What I'm hoping you will ALL decide to do is either play with me out west, or play at Pompano's Isle down in Florida for that big event...or play at Choctaw in Durant, followed by the WSOP-C event at Harrah's Tunica. Or if you are feeling festive, journey down to Atlantis casino in the Bahama's for the Pokerstar's Caribbean Adventure, a high dollar event for big ballas, mostly. Expect we will see Chad Burns down there. He of the monster bankroll!, speaking of Mr. Burns...we have a new movie, sent to us from a contributor.


Not sure if that will work, YouTube clips are so much easier to embed into my blog.

Oh, but back to where I do NOT hope to find my fellow poker players? Duh! The Beau Rivage. It still burns me up that Johnny Grooms is so pathetic that, due to me leading a boycott of him and his poker room as long as he works there, goes to the BR's security manager and somehow convinces him to put an '86' or 'Trespass' on me at ALL the MGM properties. What a joke. And under what premise? Not even sure how he can get away with that. But it is what it is, right? Until he is let go by the Beau Rivage, and that casino returns to 'favored status' I will continue to use what teeny tiny amount of influence I have to encourage everyone I know that plays poker (could care less about any other form of gambling, got no axe to grind with ANY OTHER employee at the Beau Rivage) to avoid Johnny Grooms' tourneys at every turn!
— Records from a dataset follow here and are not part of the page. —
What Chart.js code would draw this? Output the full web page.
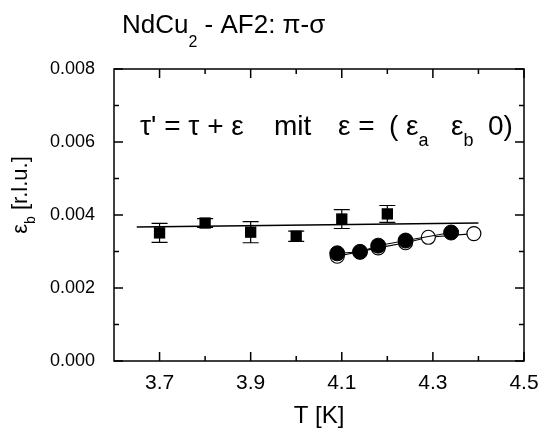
<!DOCTYPE html>
<html>
<head>
<meta charset="utf-8">
<script src="https://cdn.jsdelivr.net/npm/chart.js@4.4.0/dist/chart.umd.min.js"></script>
<style>
  body { margin: 0; background: #fff; }
  canvas { display: block; }
</style>
</head>
<body>
<canvas id="chart" width="539" height="434"></canvas>
<script>
// squares with error bars
const tempSquares = [3.70, 3.80, 3.90, 4.00, 4.10, 4.20];
const epsSquares = [0.00351, 0.00378, 0.00353, 0.00342, 0.00389, 0.00403];
const errSquares = [0.00026, 0.00012, 0.00029, 0.00014, 0.00026, 0.00023];

// linear fit through the squares
const fitTemp = [3.65, 4.40];
const fitEps = [0.00367, 0.00378];

// full circles
const tempFilled = [4.09, 4.14, 4.18, 4.24, 4.34];
const epsFilled = [0.00295, 0.00299, 0.00316, 0.00330, 0.00352];

// open circles
const tempOpen = [4.09, 4.18, 4.24, 4.29, 4.39];
const epsOpen = [0.00287, 0.00310, 0.00324, 0.00339, 0.00349];

// axis ticks
const xMajor = [3.7, 3.9, 4.1, 4.3, 4.5];
const xMinor = [3.8, 4.0, 4.2, 4.4];
const yMajor = [0, 0.002, 0.004, 0.006, 0.008];
const yMinor = [0.001, 0.003, 0.005, 0.007];

const FONT = '"Liberation Sans", Arial, sans-serif';

function toPoints(xs, ys) {
    return xs.map((x, i) => ({ x: x, y: ys[i] }));
}

function drawRich(ctx, parts, x, y, size, subSize, subDrop) {
    let cx = x;
    parts.forEach(p => {
        ctx.font = (p.sub ? subSize : size) + 'px ' + FONT;
        ctx.fillText(p.t, cx, p.sub ? y + subDrop : y);
        cx += ctx.measureText(p.t).width;
    });
    return cx - x;
}

function richWidth(ctx, parts, size, subSize) {
    let w = 0;
    parts.forEach(p => {
        ctx.font = (p.sub ? subSize : size) + 'px ' + FONT;
        w += ctx.measureText(p.t).width;
    });
    return w;
}

// error bars, frame, inward ticks and the texts with subscripts
const decorations = {
    id: 'decorations',
    afterDatasetsDraw(chart) {
        const ctx = chart.ctx;
        const xs = chart.scales.x, ys = chart.scales.y;
        const area = chart.chartArea;
        ctx.save();
        ctx.strokeStyle = '#000';
        ctx.fillStyle = '#000';

        // error bars
        ctx.lineWidth = 1.2;
        tempSquares.forEach((t, i) => {
            const px = xs.getPixelForValue(t);
            const top = ys.getPixelForValue(epsSquares[i] + errSquares[i]);
            const bot = ys.getPixelForValue(epsSquares[i] - errSquares[i]);
            ctx.beginPath();
            ctx.moveTo(px, top); ctx.lineTo(px, bot);
            ctx.moveTo(px - 8, top); ctx.lineTo(px + 8, top);
            ctx.moveTo(px - 8, bot); ctx.lineTo(px + 8, bot);
            ctx.stroke();
        });

        // frame
        ctx.lineWidth = 1.5;
        ctx.strokeRect(area.left, area.top, area.right - area.left, area.bottom - area.top);

        // ticks pointing inward on all four sides
        ctx.beginPath();
        const tickX = (v, len) => {
            const px = xs.getPixelForValue(v);
            ctx.moveTo(px, area.bottom); ctx.lineTo(px, area.bottom - len);
            ctx.moveTo(px, area.top); ctx.lineTo(px, area.top + len);
        };
        const tickY = (v, len) => {
            const py = ys.getPixelForValue(v);
            ctx.moveTo(area.left, py); ctx.lineTo(area.left + len, py);
            ctx.moveTo(area.right, py); ctx.lineTo(area.right - len, py);
        };
        xMajor.forEach(v => tickX(v, 9));
        xMinor.forEach(v => tickX(v, 5));
        yMajor.forEach(v => tickY(v, 9));
        yMinor.forEach(v => tickY(v, 5));
        ctx.stroke();

        ctx.textBaseline = 'alphabetic';
        ctx.textAlign = 'left';

        // title
        drawRich(ctx, [
            { t: 'NdCu' }, { t: '2', sub: true }, { t: ' - AF2: π-σ' }
        ], 122, 33, 26, 16, 14);

        // formula inside the plot, pieces placed as in the original
        const fy = 135;
        drawRich(ctx, [{ t: 'τ\' = τ + ε' }], 140, fy, 28, 18, 11);
        drawRich(ctx, [{ t: 'mit' }], 274, fy, 28, 18, 11);
        drawRich(ctx, [{ t: 'ε =' }], 338, fy, 28, 18, 11);
        drawRich(ctx, [{ t: '(' }], 389, fy, 28, 18, 11);
        drawRich(ctx, [{ t: 'ε' }, { t: 'a', sub: true }], 406, fy, 28, 18, 11);
        drawRich(ctx, [{ t: 'ε' }, { t: 'b', sub: true }], 451, fy, 28, 18, 11);
        drawRich(ctx, [{ t: '0)' }], 488, fy, 28, 18, 11);

        // x axis title
        ctx.font = '24px ' + FONT;
        ctx.textAlign = 'center';
        ctx.fillText('T [K]', (area.left + area.right) / 2, 423);

        // y axis title, rotated
        const yParts = [{ t: 'ε' }, { t: 'b', sub: true }, { t: ' [r.l.u.]' }];
        const w = richWidth(ctx, yParts, 22, 14);
        ctx.translate(27, 195);
        ctx.rotate(-Math.PI / 2);
        ctx.textAlign = 'left';
        drawRich(ctx, yParts, -w / 2, 0, 22, 14, 8);
        ctx.restore();
    }
};

const chart = new Chart(document.getElementById('chart').getContext('2d'), {
    type: 'scatter',
    data: {
        datasets: [
            {
                label: 'squares',
                data: toPoints(tempSquares, epsSquares),
                pointStyle: 'rect',
                pointRadius: 8,
                backgroundColor: '#000',
                borderColor: '#000',
                borderWidth: 0,
                order: 0
            },
            {
                label: 'filled',
                data: toPoints(tempFilled, epsFilled),
                showLine: true,
                pointStyle: 'circle',
                pointRadius: 7.5,
                backgroundColor: '#000',
                borderColor: '#000',
                borderWidth: 1,
                order: 1
            },
            {
                label: 'open',
                data: toPoints(tempOpen, epsOpen),
                showLine: true,
                pointStyle: 'circle',
                pointRadius: 7,
                backgroundColor: '#fff',
                borderColor: '#000',
                borderWidth: 1.2,
                order: 2
            },
            {
                label: 'fit',
                data: toPoints(fitTemp, fitEps),
                showLine: true,
                pointRadius: 0,
                borderColor: '#000',
                borderWidth: 1.5,
                order: 3
            }
        ]
    },
    options: {
        responsive: false,
        animation: false,
        events: [],
        layout: { padding: { top: 69, right: 15, left: 0, bottom: 0 } },
        plugins: {
            legend: { display: false },
            tooltip: { enabled: false }
        },
        scales: {
            x: {
                type: 'linear',
                min: 3.6,
                max: 4.5,
                grid: { display: false },
                border: { display: false },
                afterBuildTicks: scale => { scale.ticks = xMajor.map(v => ({ value: v })); },
                afterFit: scale => { scale.height = 73; scale.paddingLeft = 0; scale.paddingRight = 0; },
                ticks: {
                    color: '#000',
                    padding: 2,
                    maxRotation: 0,
                    font: { family: FONT, size: 21 },
                    callback: v => v.toFixed(1)
                }
            },
            y: {
                type: 'linear',
                min: 0,
                max: 0.008,
                grid: { display: false },
                border: { display: false },
                afterBuildTicks: scale => { scale.ticks = yMajor.map(v => ({ value: v })); },
                afterFit: scale => { scale.width = 114; scale.paddingTop = 0; scale.paddingBottom = 0; },
                ticks: {
                    color: '#000',
                    padding: 11,
                    font: { family: FONT, size: 18 },
                    callback: v => v.toFixed(3)
                }
            }
        }
    },
    plugins: [decorations]
});
</script>
</body>
</html>
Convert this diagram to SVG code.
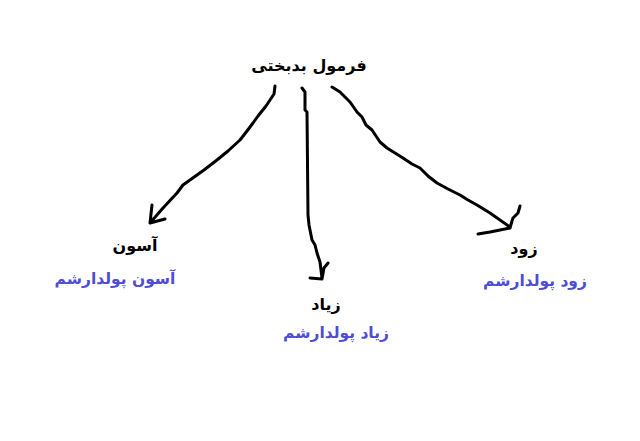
<svg xmlns="http://www.w3.org/2000/svg" width="640" height="441" viewBox="0 0 640 441">
<style>
.t{font-family:"DejaVu Sans","Liberation Sans",sans-serif;text-anchor:middle;direction:rtl}
.k{fill:#000;font-weight:bold;font-size:16px}
.b{fill:#4d4dd6;font-size:15.5px;font-weight:bold}
.c{fill:none;stroke:#000;stroke-width:3;stroke-linecap:round;stroke-linejoin:round}
</style>
<rect width="640" height="441" fill="#fff"/>
<g id="connectors">
<path class="c" d="M275,86 L274,94 L266,106 L258,116 L253,123 L247,131 L240,140 L228,151 L217,160 L204,170 L190,180 L183,185 L177,193 L163,208 L150,223 M152,205 L150,223 L165,219"/>
<path class="c" d="M302,88 L305,92 L305,110 L307,112 L308,215 L309,225 L312,240 L315,245 L317,253 L320,262 L322,278 M310,278 L322,279 L324,268 L328,263"/>
<path class="c" d="M332,87 L340,92 L346,98 L350,102 L357,112 L362,117 L366,125 L372,130 L380,142 L387,148 L395,153 L403,158 L412,164 L420,168 L428,176 L437,183 L448,189 L460,195 L468,200 L477,205 L490,213 L510,227 M478,234 L490,232 L500,230 L510,228 L512,221 L513,218 L518,213 L520,206"/>
</g>
<g id="root"><text class="t k" x="309" y="71">فرمول بدبختی</text></g>
<g id="n1">
<text class="t k" x="135" y="251">آسون</text>
<text class="t b" x="115" y="284">آسون پولدارشم</text>
</g>
<g id="n2">
<text class="t k" x="326" y="310">زیاد</text>
<text class="t b" x="336" y="338">زیاد پولدارشم</text>
</g>
<g id="n3">
<text class="t k" x="524" y="254">زود</text>
<text class="t b" x="535" y="286">زود پولدارشم</text>
</g>
</svg>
This January event he has decided to slap a cute label on it...'The Million Dollar Heater.' Huh? Oh...let me guess, can I? Because lemmings and fools see the word 'M-I-L-L-I-O-N' and immediately its like asking your dog if he would like a..................SKOOBIE SNACK!???? Ears perk up! Salivating starts! Right? Is that how that big brainstorming session went while trying to figure out how to market that event, now that WPT will no longer have anything to do with you?

Yeah...I can only hope that my fellow poker players aren't this stupid. See...his 'million dollar' reference comes from one thing and one thing only. They are guaranteeing a $1m prize pool for their Main Event. Yeah. Know what that means? That means that if 200 players show up for their $5k Main Event...that they will have to come out of pocket for a grand total of zero dollars. Now, what would make me giggle, is if they get like 35 players...and have to come out of pocket for $825,000. That would a word, magical. Any way...moving on.

I know...I'm almost running out of time to talk about that lovely 2nd place run out in Vegas a couple weeks ago. It's weird. It's not like I'm avoiding it. It really was quite a lovely experience. Guess I just prefer to talk about other stupid shit instead.

I think that is enough for today. Mainly, I wanted to be finished before they do the BCS announcement...which comes in ONE hour. Yes, I am nervous.